Directive: Everything from the first line of the data through the line with "W, H = 591, 346" is to be echoed exactly, minus the pictures.

Supplied information:

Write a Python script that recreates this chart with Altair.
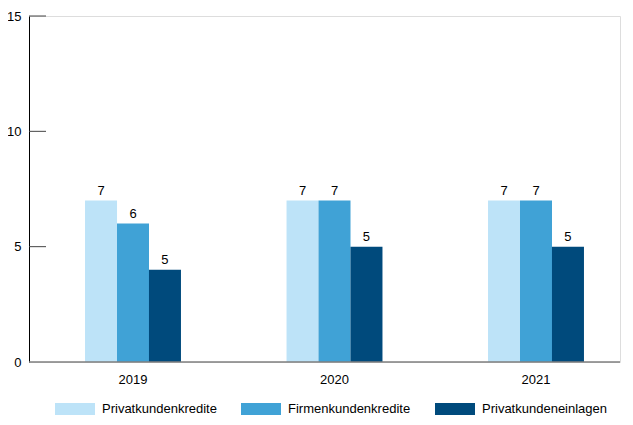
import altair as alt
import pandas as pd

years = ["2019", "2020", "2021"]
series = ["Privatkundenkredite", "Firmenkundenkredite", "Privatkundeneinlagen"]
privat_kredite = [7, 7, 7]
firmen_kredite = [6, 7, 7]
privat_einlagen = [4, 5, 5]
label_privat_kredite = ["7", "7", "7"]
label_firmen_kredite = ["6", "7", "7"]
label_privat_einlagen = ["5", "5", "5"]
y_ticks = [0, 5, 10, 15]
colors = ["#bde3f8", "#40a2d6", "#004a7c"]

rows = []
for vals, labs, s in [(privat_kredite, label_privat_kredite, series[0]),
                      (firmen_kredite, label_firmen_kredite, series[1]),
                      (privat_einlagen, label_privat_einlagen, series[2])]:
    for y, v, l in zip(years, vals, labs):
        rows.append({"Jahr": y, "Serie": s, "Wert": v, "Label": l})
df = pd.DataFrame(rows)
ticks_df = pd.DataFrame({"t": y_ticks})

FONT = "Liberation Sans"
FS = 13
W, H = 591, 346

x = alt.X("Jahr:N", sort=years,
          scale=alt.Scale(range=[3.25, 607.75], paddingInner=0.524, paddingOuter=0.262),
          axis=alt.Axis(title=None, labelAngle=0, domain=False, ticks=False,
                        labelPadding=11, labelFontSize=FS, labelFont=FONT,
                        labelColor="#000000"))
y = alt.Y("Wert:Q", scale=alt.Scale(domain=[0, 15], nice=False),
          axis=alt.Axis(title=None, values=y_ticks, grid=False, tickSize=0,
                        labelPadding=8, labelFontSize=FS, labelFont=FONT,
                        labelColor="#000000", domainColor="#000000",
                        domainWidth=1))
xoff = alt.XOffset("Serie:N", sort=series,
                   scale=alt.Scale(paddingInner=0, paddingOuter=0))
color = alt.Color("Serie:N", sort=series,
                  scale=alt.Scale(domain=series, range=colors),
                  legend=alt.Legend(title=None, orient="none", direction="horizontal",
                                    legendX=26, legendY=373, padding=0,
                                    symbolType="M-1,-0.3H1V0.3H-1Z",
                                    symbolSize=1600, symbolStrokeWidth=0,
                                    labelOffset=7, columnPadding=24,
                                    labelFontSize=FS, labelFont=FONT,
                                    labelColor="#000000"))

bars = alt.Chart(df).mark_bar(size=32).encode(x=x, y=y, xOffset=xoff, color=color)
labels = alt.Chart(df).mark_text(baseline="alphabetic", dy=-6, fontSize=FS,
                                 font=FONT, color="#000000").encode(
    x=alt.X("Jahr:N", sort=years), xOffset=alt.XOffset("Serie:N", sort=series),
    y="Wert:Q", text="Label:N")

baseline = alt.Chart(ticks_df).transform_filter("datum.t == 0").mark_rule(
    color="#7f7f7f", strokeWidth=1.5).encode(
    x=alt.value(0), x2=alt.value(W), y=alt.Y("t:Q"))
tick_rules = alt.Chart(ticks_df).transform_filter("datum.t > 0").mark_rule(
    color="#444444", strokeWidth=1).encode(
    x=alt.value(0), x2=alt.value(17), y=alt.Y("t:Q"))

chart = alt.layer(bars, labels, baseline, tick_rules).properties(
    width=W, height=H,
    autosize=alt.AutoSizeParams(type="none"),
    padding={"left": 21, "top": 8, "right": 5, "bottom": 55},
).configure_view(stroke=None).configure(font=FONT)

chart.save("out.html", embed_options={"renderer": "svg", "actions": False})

Correct response:
Write a Python script that recreates this chart with Altair.
import altair as alt
import pandas as pd

years = ["2019", "2020", "2021"]
series = ["Privatkundenkredite", "Firmenkundenkredite", "Privatkundeneinlagen"]
privat_kredite = [7, 7, 7]
firmen_kredite = [6, 7, 7]
privat_einlagen = [4, 5, 5]
label_privat_kredite = ["7", "7", "7"]
label_firmen_kredite = ["6", "7", "7"]
label_privat_einlagen = ["5", "5", "5"]
y_ticks = [0, 5, 10, 15]
colors = ["#bde3f8", "#40a2d6", "#004a7c"]

rows = []
for vals, labs, s in [(privat_kredite, label_privat_kredite, series[0]),
                      (firmen_kredite, label_firmen_kredite, series[1]),
                      (privat_einlagen, label_privat_einlagen, series[2])]:
    for y, v, l in zip(years, vals, labs):
        rows.append({"Jahr": y, "Serie": s, "Wert": v, "Label": l})
df = pd.DataFrame(rows)
ticks_df = pd.DataFrame({"t": y_ticks})

FONT = "Liberation Sans"
FS = 13
W, H = 591, 346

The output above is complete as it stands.